The best solution in this scenario is for Bazel to either re-upload the missing blob, or to re-execute the action that created the missing blob. This is also known as "Action Rewinding" in Bazel terminology. However due to the complexity of Bazel's code base, this feature is not yet fully implemented.

The existing solution includes 2 halves:

a. With --experimental_remote_cache_lease_extension and --experimental_remote_cache_ttl flags, Bazel will keep track of all the blobs involved in the latest invocation in a side-car thread. This side-car will routinely "ping" BuildBuddy Remote Cache to let the server know that these blobs are still being used by Bazel. Our remote cache server will update the last used timestamps of these blobs accordingly.

b. With --experimental_remote_cache_eviction_retries (default 5) flag, Bazel will detect this specific error code and attempt to reset the local states and re-try the build.
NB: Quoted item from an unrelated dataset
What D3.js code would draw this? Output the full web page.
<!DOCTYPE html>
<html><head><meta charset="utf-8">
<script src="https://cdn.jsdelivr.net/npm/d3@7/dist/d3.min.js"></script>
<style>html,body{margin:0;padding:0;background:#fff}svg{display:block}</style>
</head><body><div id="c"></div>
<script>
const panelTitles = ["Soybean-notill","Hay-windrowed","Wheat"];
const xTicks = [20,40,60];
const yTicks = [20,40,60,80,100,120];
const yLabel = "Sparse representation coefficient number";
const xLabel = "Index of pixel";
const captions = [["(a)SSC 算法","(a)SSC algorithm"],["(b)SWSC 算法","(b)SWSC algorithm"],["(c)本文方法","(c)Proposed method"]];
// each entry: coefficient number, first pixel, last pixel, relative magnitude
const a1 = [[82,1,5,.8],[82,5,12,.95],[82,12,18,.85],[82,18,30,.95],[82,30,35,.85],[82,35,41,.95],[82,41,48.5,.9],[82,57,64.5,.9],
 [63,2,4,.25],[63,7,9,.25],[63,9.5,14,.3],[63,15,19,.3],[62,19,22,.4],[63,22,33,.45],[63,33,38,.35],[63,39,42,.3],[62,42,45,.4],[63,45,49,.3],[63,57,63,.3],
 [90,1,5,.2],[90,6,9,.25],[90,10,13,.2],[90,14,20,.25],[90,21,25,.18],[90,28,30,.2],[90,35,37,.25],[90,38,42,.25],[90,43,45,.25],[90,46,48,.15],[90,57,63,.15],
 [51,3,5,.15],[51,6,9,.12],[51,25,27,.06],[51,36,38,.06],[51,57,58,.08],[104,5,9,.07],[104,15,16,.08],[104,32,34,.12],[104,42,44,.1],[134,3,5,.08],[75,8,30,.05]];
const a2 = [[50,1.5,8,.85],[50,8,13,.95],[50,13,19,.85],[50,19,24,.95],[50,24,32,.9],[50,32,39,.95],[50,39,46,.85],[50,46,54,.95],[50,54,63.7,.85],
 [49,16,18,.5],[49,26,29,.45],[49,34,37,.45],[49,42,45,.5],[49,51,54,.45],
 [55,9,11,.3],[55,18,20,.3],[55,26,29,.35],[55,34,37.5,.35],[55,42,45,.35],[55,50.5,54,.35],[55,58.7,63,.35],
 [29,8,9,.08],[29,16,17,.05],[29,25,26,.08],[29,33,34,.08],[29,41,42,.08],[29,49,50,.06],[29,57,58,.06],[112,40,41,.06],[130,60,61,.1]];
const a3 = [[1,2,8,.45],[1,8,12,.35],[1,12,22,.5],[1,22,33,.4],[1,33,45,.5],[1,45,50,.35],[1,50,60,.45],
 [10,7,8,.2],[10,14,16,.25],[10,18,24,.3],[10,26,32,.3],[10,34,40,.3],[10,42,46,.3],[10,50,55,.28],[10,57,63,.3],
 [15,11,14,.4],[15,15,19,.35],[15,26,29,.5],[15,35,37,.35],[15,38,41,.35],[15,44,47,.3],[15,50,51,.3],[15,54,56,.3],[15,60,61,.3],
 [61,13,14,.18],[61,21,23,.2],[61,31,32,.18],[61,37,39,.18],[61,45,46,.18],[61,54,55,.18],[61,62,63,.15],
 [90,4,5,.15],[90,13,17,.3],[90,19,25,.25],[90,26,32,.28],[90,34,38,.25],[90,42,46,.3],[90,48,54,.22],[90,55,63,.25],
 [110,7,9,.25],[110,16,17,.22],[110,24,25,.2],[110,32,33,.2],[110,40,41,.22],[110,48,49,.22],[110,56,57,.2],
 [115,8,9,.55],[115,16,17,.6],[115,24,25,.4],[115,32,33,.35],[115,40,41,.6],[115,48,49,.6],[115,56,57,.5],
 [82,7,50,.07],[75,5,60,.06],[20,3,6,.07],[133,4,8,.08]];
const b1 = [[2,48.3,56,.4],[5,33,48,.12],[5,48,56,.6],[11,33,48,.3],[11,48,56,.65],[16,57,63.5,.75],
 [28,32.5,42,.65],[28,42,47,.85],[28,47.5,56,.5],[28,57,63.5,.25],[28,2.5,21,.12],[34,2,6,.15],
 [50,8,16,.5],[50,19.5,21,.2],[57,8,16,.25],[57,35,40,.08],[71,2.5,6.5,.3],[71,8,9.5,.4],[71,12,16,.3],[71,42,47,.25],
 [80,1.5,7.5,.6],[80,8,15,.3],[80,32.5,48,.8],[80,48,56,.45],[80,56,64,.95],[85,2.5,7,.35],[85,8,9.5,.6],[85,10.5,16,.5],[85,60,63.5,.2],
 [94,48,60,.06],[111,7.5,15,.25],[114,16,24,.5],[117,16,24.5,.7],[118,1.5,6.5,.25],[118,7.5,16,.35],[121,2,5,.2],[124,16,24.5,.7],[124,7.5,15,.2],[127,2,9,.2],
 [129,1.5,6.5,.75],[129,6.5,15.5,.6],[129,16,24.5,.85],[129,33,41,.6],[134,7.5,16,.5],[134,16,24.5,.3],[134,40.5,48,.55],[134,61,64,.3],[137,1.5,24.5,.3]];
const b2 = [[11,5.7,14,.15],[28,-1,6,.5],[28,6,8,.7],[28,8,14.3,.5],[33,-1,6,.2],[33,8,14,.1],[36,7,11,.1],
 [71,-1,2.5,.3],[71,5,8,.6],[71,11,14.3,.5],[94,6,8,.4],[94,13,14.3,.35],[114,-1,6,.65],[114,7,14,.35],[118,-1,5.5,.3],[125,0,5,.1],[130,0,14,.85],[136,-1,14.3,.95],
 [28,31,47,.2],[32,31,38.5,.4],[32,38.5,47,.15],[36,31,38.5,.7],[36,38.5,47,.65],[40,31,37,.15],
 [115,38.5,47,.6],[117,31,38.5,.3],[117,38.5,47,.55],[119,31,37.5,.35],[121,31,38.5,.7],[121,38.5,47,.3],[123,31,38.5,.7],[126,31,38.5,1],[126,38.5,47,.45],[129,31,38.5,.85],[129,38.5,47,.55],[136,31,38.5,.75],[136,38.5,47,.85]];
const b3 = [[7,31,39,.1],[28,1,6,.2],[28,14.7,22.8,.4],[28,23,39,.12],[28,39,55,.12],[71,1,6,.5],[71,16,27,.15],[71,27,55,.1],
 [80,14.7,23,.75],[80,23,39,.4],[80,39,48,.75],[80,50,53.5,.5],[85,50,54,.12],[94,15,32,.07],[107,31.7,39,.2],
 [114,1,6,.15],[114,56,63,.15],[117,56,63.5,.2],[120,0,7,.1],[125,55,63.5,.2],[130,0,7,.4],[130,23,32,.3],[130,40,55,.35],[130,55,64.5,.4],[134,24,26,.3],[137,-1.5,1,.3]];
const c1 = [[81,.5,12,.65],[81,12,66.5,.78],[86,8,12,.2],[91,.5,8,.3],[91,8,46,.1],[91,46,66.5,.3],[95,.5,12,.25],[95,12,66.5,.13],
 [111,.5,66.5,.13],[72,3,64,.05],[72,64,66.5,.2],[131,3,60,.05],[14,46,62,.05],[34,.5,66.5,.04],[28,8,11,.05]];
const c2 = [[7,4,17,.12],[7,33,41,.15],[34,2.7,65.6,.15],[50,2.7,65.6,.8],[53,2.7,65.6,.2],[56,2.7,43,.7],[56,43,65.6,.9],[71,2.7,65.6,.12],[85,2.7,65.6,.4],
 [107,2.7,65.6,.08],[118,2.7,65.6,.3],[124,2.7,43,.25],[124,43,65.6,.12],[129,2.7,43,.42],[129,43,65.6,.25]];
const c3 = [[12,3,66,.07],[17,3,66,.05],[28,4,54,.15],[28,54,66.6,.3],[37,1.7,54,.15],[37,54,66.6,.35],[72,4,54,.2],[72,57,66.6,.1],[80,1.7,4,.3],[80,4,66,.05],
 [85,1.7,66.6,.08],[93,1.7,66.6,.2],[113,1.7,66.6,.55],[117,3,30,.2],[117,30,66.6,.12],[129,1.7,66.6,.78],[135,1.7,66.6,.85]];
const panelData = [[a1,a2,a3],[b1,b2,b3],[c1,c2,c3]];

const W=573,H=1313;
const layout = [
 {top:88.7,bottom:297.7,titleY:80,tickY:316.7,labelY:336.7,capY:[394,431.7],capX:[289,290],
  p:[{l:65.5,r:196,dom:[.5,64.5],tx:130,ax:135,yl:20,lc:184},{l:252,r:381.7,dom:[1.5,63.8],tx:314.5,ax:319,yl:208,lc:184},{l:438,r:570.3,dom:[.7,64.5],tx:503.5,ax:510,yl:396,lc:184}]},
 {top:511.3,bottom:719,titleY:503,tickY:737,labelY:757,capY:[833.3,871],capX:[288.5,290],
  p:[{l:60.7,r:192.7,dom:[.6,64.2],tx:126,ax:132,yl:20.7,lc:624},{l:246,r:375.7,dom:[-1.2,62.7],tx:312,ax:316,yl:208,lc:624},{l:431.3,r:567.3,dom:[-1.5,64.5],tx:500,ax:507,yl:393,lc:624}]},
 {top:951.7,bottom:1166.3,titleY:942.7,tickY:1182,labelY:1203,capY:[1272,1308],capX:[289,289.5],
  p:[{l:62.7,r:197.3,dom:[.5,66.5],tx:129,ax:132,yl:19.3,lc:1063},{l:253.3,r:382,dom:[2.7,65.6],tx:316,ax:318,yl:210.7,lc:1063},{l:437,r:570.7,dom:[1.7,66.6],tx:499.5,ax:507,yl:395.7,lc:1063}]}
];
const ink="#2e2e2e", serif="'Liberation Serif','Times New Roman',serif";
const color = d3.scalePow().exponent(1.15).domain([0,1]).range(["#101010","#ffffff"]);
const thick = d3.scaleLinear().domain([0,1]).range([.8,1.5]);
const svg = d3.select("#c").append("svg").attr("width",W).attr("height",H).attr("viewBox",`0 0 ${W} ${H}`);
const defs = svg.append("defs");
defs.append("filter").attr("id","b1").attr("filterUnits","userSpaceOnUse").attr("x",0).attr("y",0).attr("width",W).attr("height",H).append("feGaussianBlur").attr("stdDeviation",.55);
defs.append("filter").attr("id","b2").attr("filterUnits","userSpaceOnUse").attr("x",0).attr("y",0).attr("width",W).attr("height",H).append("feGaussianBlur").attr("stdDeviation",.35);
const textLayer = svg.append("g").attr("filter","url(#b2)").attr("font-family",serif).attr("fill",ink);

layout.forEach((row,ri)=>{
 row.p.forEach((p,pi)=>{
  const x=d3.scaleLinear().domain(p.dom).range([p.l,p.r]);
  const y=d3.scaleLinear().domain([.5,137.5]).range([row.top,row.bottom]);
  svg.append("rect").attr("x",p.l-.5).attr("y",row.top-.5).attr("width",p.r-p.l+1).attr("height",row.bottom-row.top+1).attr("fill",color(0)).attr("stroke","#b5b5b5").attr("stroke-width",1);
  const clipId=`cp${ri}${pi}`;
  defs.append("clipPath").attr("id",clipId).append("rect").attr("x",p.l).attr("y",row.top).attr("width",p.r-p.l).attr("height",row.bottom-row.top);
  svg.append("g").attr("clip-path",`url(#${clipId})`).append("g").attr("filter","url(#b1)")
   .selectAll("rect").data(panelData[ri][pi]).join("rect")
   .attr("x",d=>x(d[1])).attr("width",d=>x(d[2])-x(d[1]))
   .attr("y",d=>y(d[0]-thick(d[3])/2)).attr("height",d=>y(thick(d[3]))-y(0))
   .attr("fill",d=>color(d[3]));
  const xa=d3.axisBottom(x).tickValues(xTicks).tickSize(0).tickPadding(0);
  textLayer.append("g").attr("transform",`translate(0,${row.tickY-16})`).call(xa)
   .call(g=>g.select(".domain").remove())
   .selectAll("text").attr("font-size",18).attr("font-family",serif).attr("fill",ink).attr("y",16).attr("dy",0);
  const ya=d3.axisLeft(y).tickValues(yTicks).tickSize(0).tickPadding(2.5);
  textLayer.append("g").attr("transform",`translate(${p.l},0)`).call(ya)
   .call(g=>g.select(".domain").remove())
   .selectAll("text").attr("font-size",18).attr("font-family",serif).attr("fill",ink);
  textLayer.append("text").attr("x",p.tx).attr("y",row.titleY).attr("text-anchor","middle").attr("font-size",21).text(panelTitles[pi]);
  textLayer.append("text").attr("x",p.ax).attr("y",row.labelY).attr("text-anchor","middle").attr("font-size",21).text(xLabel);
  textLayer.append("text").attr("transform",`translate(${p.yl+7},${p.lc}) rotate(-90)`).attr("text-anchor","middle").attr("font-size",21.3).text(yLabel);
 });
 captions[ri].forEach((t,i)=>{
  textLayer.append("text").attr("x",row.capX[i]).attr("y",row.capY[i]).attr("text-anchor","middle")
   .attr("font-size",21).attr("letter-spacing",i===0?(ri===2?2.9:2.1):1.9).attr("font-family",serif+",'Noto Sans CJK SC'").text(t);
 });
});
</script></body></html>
This will clear the local state kept by Bazel and re-analyze the repository to determine which blobs are missing and which actions need to be re-executed.

If neither of these flags work, try running bazel clean --noasync to clear the local state manually. Bazel JVM should be shut down by the time the clean finished. You can check your process monitor to verify this. Then re-run the build with the same flags as before.

We also recommend disabling the local Disk Cache with --disk_cache='' while troubleshooting this type of issue as well as avoid using any remote cache proxy solutions. It will help narrowing down the root cause by not having to deal with multiple sources of remote cache.